### Brief
Copy, exactly and only, the lines from the one with "Clone this chart in matplotlib." up to and including the one with "4, 4, 4, 4, 4]", leaving pictures out.

^^^^^^^^^^^^^^^^

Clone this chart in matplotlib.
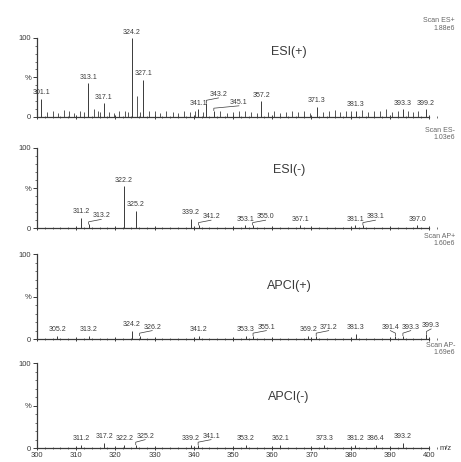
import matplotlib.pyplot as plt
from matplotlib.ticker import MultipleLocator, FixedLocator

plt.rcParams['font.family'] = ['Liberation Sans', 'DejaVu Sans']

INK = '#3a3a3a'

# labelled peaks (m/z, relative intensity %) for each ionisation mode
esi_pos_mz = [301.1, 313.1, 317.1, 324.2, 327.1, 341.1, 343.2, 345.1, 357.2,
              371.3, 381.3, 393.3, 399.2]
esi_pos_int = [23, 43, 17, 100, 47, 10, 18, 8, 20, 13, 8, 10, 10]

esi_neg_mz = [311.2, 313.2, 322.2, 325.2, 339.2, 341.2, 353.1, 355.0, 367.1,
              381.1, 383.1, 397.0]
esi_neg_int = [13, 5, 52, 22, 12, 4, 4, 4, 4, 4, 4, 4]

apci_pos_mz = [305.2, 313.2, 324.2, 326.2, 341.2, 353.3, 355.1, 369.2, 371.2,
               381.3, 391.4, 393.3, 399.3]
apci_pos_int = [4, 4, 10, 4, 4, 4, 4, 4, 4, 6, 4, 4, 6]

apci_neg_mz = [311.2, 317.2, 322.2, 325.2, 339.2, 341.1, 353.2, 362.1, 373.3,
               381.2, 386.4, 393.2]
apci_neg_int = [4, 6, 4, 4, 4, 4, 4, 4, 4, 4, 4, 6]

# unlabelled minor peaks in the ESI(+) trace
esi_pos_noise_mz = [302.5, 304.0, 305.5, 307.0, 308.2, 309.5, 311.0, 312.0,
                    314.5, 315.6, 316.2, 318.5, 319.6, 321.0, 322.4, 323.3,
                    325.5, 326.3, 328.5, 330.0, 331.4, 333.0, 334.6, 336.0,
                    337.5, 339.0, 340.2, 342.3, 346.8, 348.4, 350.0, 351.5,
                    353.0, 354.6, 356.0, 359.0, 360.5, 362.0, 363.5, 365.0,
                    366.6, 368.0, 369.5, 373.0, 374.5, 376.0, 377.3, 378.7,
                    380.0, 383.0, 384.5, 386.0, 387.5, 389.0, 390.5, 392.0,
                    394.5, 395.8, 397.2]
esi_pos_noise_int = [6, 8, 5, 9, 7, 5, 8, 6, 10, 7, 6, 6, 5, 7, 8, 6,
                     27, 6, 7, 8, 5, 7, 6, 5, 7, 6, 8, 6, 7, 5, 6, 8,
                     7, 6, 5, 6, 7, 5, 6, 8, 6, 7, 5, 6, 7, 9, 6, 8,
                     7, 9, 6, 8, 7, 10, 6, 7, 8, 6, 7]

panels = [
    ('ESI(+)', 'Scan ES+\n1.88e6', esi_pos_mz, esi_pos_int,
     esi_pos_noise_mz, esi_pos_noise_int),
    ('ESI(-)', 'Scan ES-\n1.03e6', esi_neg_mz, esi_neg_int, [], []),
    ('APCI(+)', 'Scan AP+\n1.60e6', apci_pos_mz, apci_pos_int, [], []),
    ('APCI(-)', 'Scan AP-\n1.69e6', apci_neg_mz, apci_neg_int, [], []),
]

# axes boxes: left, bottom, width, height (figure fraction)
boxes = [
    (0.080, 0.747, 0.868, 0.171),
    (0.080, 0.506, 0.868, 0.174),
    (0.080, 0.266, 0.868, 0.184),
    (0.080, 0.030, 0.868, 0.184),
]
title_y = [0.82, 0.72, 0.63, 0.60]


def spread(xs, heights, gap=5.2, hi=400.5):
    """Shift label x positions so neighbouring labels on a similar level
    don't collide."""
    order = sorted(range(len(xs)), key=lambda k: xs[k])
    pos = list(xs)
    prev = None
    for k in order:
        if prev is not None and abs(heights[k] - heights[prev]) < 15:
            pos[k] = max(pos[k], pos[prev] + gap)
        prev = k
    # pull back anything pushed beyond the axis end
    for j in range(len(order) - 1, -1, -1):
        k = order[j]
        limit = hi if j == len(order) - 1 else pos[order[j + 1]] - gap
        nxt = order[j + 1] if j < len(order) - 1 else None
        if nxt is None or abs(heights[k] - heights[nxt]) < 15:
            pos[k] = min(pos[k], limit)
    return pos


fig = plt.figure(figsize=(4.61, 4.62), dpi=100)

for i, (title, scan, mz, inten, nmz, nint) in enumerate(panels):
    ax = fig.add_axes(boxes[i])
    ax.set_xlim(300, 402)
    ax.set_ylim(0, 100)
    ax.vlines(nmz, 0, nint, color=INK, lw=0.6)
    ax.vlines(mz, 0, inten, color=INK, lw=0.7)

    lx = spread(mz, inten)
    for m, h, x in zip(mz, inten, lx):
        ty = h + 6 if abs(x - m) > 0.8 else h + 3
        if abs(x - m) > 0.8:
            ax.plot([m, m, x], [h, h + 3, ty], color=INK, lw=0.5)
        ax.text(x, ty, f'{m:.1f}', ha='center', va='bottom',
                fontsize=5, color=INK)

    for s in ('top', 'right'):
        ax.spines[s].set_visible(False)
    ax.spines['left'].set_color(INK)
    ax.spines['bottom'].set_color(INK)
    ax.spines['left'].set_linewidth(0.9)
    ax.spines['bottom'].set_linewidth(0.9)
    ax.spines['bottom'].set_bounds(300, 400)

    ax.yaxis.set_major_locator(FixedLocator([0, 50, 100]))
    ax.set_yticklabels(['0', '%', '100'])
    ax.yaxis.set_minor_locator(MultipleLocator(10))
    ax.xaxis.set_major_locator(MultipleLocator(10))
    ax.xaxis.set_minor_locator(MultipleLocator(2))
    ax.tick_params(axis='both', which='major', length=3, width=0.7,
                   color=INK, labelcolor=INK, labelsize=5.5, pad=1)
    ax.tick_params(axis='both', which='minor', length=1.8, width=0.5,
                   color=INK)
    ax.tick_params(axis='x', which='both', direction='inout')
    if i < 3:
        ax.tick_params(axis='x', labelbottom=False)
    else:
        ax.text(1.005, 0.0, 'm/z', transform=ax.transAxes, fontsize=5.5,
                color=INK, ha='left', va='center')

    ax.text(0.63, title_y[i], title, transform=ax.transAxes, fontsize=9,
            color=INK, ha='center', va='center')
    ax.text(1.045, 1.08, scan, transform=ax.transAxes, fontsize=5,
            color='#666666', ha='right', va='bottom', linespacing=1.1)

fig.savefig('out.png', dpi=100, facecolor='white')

^^^^^^^^^^^^^^^^

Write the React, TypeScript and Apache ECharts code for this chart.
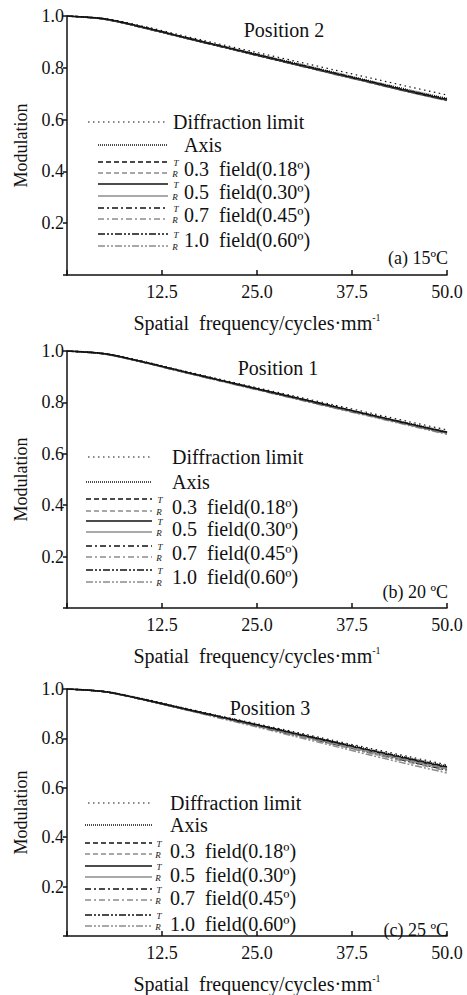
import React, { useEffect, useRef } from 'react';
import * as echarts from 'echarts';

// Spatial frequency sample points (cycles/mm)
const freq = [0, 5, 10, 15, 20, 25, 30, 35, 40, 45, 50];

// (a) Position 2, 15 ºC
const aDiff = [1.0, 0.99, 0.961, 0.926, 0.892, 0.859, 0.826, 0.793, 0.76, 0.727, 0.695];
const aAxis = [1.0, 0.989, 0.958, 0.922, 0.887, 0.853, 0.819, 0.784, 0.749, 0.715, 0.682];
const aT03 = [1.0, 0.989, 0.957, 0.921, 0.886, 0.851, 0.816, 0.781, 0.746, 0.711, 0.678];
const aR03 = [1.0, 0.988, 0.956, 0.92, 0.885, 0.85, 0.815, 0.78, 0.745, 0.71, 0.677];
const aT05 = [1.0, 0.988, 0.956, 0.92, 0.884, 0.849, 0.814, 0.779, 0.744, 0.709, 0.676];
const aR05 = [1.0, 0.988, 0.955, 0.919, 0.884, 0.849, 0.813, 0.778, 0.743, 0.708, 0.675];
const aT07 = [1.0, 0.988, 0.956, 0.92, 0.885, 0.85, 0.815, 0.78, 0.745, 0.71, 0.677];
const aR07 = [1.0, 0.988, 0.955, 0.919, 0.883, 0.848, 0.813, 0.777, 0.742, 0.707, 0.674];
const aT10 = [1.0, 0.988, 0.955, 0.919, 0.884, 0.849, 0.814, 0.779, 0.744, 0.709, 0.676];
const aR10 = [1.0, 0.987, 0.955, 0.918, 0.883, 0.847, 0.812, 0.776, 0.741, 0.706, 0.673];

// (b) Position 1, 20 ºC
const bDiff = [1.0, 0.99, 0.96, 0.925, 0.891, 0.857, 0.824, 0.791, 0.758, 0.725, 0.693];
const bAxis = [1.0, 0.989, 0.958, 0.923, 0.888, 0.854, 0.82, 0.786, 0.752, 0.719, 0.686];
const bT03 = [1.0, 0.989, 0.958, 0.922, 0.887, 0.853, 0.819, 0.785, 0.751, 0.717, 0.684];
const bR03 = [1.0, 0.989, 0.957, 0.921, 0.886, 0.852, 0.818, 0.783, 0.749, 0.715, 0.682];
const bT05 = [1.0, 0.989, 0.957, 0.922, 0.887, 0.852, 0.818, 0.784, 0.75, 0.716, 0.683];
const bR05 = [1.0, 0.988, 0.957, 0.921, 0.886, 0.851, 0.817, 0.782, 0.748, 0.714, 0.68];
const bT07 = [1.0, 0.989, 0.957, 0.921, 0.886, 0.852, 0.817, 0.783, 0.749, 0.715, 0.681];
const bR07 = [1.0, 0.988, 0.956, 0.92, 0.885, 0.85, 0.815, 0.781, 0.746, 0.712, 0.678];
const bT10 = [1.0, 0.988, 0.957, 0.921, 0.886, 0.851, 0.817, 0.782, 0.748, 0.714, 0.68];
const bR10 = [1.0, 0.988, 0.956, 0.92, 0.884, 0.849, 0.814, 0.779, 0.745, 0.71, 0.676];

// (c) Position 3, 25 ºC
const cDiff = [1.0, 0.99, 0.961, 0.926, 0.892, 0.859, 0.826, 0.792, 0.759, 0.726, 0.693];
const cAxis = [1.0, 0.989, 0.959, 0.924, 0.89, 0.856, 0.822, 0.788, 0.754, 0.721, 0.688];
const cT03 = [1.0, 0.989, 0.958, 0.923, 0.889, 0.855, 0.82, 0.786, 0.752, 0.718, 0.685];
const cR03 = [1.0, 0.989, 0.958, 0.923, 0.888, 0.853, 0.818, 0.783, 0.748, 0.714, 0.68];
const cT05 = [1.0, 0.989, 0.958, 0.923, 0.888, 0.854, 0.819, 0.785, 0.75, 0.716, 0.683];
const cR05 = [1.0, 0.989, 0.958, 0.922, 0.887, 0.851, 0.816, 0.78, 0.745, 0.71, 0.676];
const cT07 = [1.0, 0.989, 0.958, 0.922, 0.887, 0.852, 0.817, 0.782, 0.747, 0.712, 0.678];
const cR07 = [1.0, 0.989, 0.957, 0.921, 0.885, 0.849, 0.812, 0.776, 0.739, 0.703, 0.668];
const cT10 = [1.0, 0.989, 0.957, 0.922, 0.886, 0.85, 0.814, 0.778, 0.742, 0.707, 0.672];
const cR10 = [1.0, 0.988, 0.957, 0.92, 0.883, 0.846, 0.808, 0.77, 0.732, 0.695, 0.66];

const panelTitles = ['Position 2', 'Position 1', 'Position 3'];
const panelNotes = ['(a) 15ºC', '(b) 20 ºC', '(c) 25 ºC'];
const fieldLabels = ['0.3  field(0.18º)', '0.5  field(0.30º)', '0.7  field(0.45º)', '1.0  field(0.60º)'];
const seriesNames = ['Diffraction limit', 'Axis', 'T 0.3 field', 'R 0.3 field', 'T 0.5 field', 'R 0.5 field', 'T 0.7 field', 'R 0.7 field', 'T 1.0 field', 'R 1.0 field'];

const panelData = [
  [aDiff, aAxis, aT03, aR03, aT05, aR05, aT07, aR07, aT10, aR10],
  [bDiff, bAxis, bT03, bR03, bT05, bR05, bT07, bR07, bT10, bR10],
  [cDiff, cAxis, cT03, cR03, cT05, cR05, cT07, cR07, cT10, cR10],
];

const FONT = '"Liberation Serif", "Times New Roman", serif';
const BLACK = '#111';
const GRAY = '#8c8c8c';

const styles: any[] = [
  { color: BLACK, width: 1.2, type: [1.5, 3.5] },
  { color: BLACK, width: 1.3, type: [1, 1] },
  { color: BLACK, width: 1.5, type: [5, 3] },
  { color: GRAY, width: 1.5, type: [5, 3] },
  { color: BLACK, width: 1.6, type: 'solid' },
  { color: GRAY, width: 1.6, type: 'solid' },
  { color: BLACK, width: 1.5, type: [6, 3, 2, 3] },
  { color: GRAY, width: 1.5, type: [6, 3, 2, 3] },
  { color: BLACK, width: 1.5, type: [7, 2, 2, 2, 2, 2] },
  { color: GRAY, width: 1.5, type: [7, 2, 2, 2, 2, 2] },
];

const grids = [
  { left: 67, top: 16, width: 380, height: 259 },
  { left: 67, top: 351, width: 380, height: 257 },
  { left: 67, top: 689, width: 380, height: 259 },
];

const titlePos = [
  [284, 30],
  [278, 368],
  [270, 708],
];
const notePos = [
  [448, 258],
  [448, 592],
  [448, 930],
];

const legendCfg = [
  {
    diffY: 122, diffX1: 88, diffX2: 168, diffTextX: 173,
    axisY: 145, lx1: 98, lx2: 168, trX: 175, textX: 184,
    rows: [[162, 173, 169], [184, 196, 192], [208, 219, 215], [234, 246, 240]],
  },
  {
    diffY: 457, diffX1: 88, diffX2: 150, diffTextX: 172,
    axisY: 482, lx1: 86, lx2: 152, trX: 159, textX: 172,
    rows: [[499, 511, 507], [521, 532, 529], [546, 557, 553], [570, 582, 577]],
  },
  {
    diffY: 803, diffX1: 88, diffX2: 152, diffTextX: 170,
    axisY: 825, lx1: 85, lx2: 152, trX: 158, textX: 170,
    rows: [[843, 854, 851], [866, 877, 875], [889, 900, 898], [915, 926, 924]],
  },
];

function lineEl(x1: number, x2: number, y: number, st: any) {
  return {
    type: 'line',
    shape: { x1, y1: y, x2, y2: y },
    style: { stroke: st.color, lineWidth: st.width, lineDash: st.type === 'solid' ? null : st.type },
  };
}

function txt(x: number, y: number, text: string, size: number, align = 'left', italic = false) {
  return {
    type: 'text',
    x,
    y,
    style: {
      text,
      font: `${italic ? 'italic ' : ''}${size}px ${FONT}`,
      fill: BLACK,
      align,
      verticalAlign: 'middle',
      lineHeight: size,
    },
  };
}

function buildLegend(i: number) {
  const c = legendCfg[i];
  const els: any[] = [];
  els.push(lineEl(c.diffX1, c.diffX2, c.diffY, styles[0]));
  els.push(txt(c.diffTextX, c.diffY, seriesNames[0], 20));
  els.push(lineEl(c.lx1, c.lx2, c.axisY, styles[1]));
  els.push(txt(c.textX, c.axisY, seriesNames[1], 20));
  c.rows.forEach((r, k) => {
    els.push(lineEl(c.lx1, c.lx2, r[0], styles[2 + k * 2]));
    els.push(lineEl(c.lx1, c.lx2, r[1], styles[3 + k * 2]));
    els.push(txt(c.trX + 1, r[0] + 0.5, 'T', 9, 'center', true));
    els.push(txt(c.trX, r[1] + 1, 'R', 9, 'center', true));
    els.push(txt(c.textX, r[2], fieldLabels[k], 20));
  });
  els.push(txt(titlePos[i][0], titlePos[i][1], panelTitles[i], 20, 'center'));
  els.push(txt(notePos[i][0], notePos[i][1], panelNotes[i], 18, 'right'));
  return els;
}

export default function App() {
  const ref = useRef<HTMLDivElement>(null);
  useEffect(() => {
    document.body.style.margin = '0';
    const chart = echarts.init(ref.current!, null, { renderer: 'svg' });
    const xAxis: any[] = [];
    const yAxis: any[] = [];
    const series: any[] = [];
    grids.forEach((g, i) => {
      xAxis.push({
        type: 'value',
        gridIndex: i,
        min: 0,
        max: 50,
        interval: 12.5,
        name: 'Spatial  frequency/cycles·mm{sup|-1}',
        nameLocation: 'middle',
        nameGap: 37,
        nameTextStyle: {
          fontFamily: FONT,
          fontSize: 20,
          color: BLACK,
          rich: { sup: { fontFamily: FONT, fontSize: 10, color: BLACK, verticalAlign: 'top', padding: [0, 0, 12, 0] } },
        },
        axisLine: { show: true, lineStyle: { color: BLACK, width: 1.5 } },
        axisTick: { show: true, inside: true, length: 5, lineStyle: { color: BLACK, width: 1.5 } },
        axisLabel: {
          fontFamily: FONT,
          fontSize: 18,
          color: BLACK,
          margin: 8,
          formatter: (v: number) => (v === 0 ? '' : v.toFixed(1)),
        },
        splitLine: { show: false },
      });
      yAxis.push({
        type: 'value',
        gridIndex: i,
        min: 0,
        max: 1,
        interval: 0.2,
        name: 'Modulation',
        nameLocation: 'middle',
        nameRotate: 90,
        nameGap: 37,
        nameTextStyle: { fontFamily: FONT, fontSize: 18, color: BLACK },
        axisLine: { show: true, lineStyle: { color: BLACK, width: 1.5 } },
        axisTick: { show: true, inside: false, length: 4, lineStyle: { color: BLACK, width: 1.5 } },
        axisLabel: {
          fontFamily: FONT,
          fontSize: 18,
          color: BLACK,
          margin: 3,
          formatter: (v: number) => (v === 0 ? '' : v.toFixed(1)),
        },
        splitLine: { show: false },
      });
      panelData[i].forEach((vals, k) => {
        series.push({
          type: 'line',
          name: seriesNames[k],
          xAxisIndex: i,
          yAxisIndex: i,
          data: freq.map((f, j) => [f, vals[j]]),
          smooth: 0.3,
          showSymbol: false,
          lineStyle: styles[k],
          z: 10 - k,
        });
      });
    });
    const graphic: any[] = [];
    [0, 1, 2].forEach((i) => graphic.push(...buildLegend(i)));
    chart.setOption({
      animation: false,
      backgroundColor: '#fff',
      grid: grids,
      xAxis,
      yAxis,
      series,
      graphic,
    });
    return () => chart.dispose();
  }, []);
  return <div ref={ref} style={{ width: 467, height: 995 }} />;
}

^^^^^^^^^^^^^^^^

### Full solution
Clone this chart in matplotlib.
import matplotlib.pyplot as plt
from matplotlib.ticker import MultipleLocator, FixedLocator

plt.rcParams['font.family'] = ['Liberation Sans', 'DejaVu Sans']

INK = '#3a3a3a'

# labelled peaks (m/z, relative intensity %) for each ionisation mode
esi_pos_mz = [301.1, 313.1, 317.1, 324.2, 327.1, 341.1, 343.2, 345.1, 357.2,
              371.3, 381.3, 393.3, 399.2]
esi_pos_int = [23, 43, 17, 100, 47, 10, 18, 8, 20, 13, 8, 10, 10]

esi_neg_mz = [311.2, 313.2, 322.2, 325.2, 339.2, 341.2, 353.1, 355.0, 367.1,
              381.1, 383.1, 397.0]
esi_neg_int = [13, 5, 52, 22, 12, 4, 4, 4, 4, 4, 4, 4]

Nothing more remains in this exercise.